工場の加工機械は、せん盤やプレス機械など、とても強い力で作業するものばかりです。
当然、それに巻き込まれたら、ひとたまりもありません。
通常は、そのような事故にまきこまれないように、カバーや柵など、安全装置があります。
巻き込まれたということは、これらの安全装置を、意図的に外していたのです。
なぜ、安全装置を外していたのでしょうか?
理由は、仕事の邪魔になったからでしょう。
安全装置の多くは、作業を制限させてしまいます。
開口部は、人の手が入らないほど狭かったりするので、一度に加工できる量も減るのです。
安全装置を外せば、仕事量は多少増えます。
その代わり、作業者のリスクは何倍にもなります。
事業者は、機械に安全装置を着けることを義務付けられています。
もし作業者が勝手に外していたら、すぐに直させなければならないのです。
この事故を起こした会社は、安全を顧みない作業を行わせていたのでした。
大阪のプレス加工の会社では、対応も無責任であり、社内では、「指一本を落として、一人前」なんてことが言われていたそうです。

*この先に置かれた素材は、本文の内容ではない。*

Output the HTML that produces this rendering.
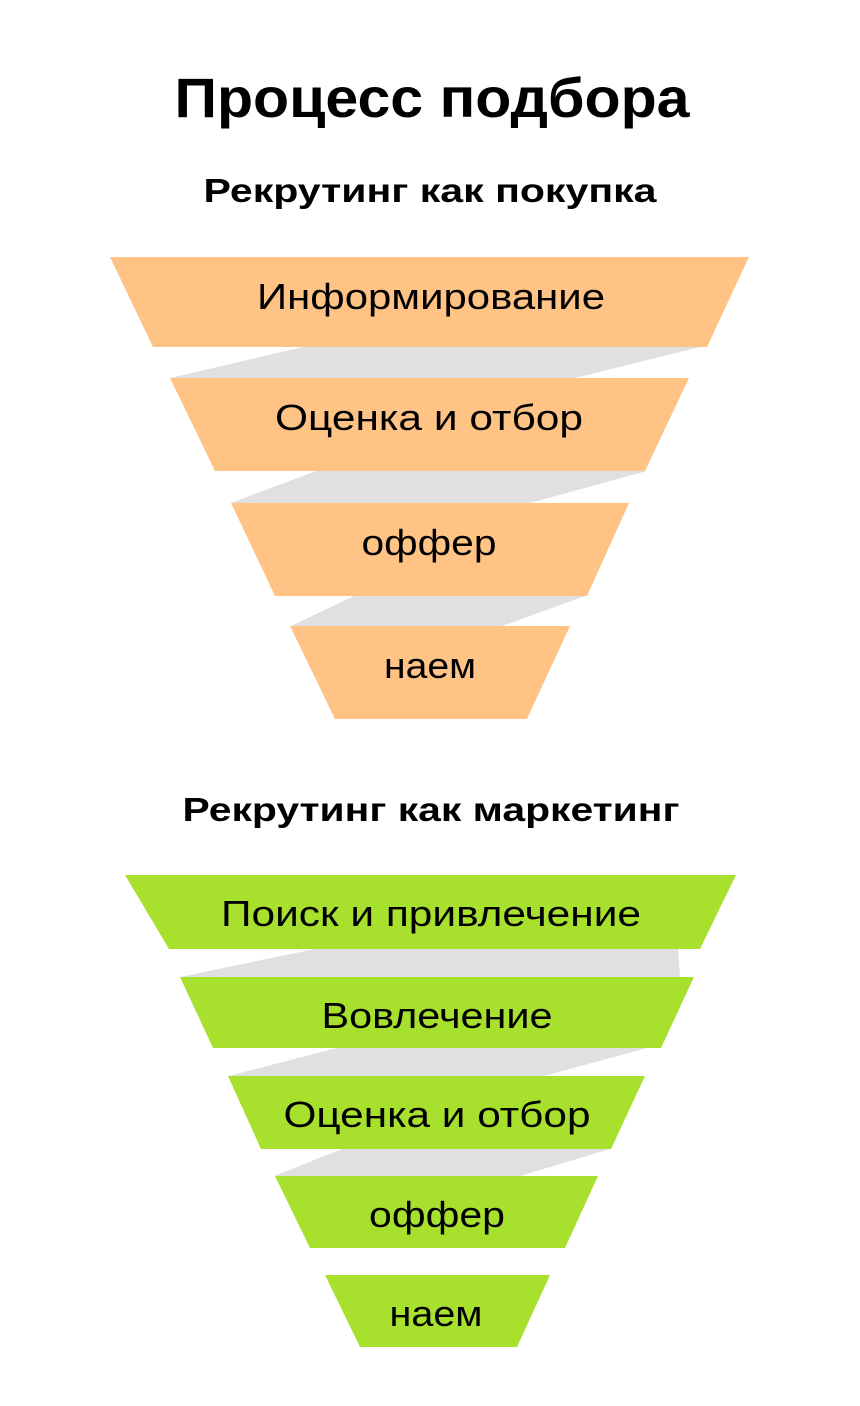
<!DOCTYPE html>
<html><head><meta charset="utf-8"><style>
html,body{margin:0;padding:0;background:#fff;}
svg{display:block;}
text{font-family:"Liberation Sans","DejaVu Sans",sans-serif;fill:#000;}
.t{font-weight:bold;}
.l{font-size:36px;}
</style></head><body>
<svg width="860" height="1406" viewBox="0 0 860 1406" xmlns="http://www.w3.org/2000/svg">
<text class="t" x="432" y="117" font-size="56" text-anchor="middle" textLength="515" lengthAdjust="spacingAndGlyphs">Процесс подбора</text>
<text class="t" x="430" y="202" font-size="33" text-anchor="middle" textLength="453" lengthAdjust="spacingAndGlyphs">Рекрутинг как покупка</text>
<text class="t" x="431" y="821" font-size="33" text-anchor="middle" textLength="497" lengthAdjust="spacingAndGlyphs">Рекрутинг как маркетинг</text>

<!-- orange funnel -->
<g fill="#e0e0e0">
<polygon points="303,347 700,347 575,378 170,378"/>
<polygon points="316,471 647,471 530,503 231,503"/>
<polygon points="354,596 585,596 502,626 291,626"/>
</g>
<g fill="#ffc385">
<polygon points="110,257 749,257 707,347 153,347"/>
<polygon points="170,378 689,378 645,471 215,471"/>
<polygon points="231,503 629,503 587,596 275,596"/>
<polygon points="290,626 570,626 527,719 335,719"/>
</g>
<g class="l" text-anchor="middle">
<text x="431" y="309" textLength="348" lengthAdjust="spacingAndGlyphs">Информирование</text>
<text x="429" y="430" textLength="308" lengthAdjust="spacingAndGlyphs">Оценка и отбор</text>
<text x="429" y="555" textLength="135" lengthAdjust="spacingAndGlyphs">оффер</text>
<text x="430" y="678" textLength="92" lengthAdjust="spacingAndGlyphs">наем</text>
</g>

<!-- green funnel -->
<g fill="#e0e0e0">
<polygon points="315,949 678,949 681,993 180,977"/>
<polygon points="337,1048 647,1048 544,1076 228,1076"/>
<polygon points="342,1149 610,1149 520,1176 274,1176"/>
</g>
<g fill="#a8e02e">
<polygon points="125,875 736,875 700,949 169,949"/>
<polygon points="180,977 694,977 661,1048 213,1048"/>
<polygon points="228,1076 645,1076 611,1149 261,1149"/>
<polygon points="275,1176 598,1176 565,1248 310,1248"/>
<polygon points="325,1275 550,1275 517,1347 360,1347"/>
</g>
<g class="l" text-anchor="middle">
<text x="431" y="926" textLength="420" lengthAdjust="spacingAndGlyphs">Поиск и привлечение</text>
<text x="437" y="1028" textLength="231" lengthAdjust="spacingAndGlyphs">Вовлечение</text>
<text x="437" y="1127" textLength="307" lengthAdjust="spacingAndGlyphs">Оценка и отбор</text>
<text x="437" y="1227" textLength="136" lengthAdjust="spacingAndGlyphs">оффер</text>
<text x="436" y="1326" textLength="93" lengthAdjust="spacingAndGlyphs">наем</text>
</g>
</svg>
</body></html>
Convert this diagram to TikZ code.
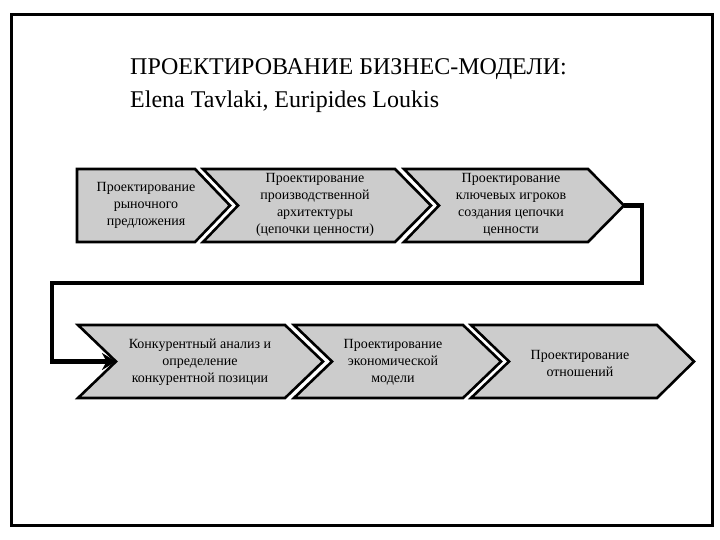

指を落としたら、今後は気をつけて、命までは落とさないようにするとのことです。
断言しますが、そんな訳ありません。
指を一本も落とさない方がいいに決まっているのです。
女性も指を落としたと記事にありますが、男女問わず、怪我をする必要などないのです。
安全装置は、確かに100%事故や怪我を防げるとは言えません。
故障していたりしたら、怪我になるでしょう。
しかし、かなりの確率で、事故を防げるのです。
それを自ら外しておいて、指を落として一人前など、言語道断でしょう。
ブラック企業というと、長時間労働が取り沙汰されます。
同時に、安全対策を疎かにしている企業もブラック企業なのです。
これらは中小企業に多くなる傾向があります。
理由は、安全に当てる費用がないから。
日常の作業に追われ、余裕が無いことがあるでしょう。
そのため、しっかりとした対策や教育が不足します。
結果として、個人の技術やカンに頼った安全対策になるのです。
安全対策には費用がかかります。
しかもこの費用は、目に見えた生産性があるわけではありません。
費用対効果が見えにくいので、削られるのです。
どうしても、この人に当てる費用が後回しになってしまいがちなのです。
しかし、仕事は、作業する人があってからのことですよ。
冒頭の松本さんの友人の話も、プレス機の事故でしたね。
指を失った結果、一人前どころか、仕事を失ってしまいました。
その後も、様々な場面で制限を受けてしまいます。
本当は、酸を扱っても、たくあんをバリバリ食べられるに越したことはないのです。
重松氏は、熱意をもって、職業病と戦いました。
今は重松氏が奮闘した時代とは異なります。
安全衛生に対して、法整備も社会的な意識も高い時代です。
その中で、職業病や職業での怪我を誇りにするのは、いかがなものでしょう。
怪我は頑張ってきた証。
確かにそうだと思います。頑張ってきてこられたから負ったものです。
でもその証は、怪我だけではないはずです。
仕事の仕方、姿勢、指の形、使い込んだ道具、知識、経験、見識など、たくさんのものを蓄えてきているはずです。
後輩に継承できるものは、怪我を見せなくとも、あるはずなのです。
ベテランさんほど、職業病や怪我に対して、防ごうという意識を持ってもらえたらと思います。
新人や若い作業者は、ベテランの背中を見ています。
そのベテランが怪我をして一人前と思っていたら、若い人もそう思ってしまいます。
逆に、安全が大切なのだという姿勢を見せれば、若い人も安全を大切にするのです。
職業病は避けられないものがあると思います。
しかし、誇りにしてはならないのです。
怪我をして誇れるのは、ドラマや漫画の中で、友達や恋人のために、勝てない相手に立ち向かってやられる時くらいです。
仕事上では、誇りでもなんでもありません。
むしろ、自分や家族、同僚や会社への迷惑になることが多いです。
事故を防ぐこと。
毎日防ぐこと。
そして一年を無事故で過ごすことが、一番誇りにしていいことだと思います。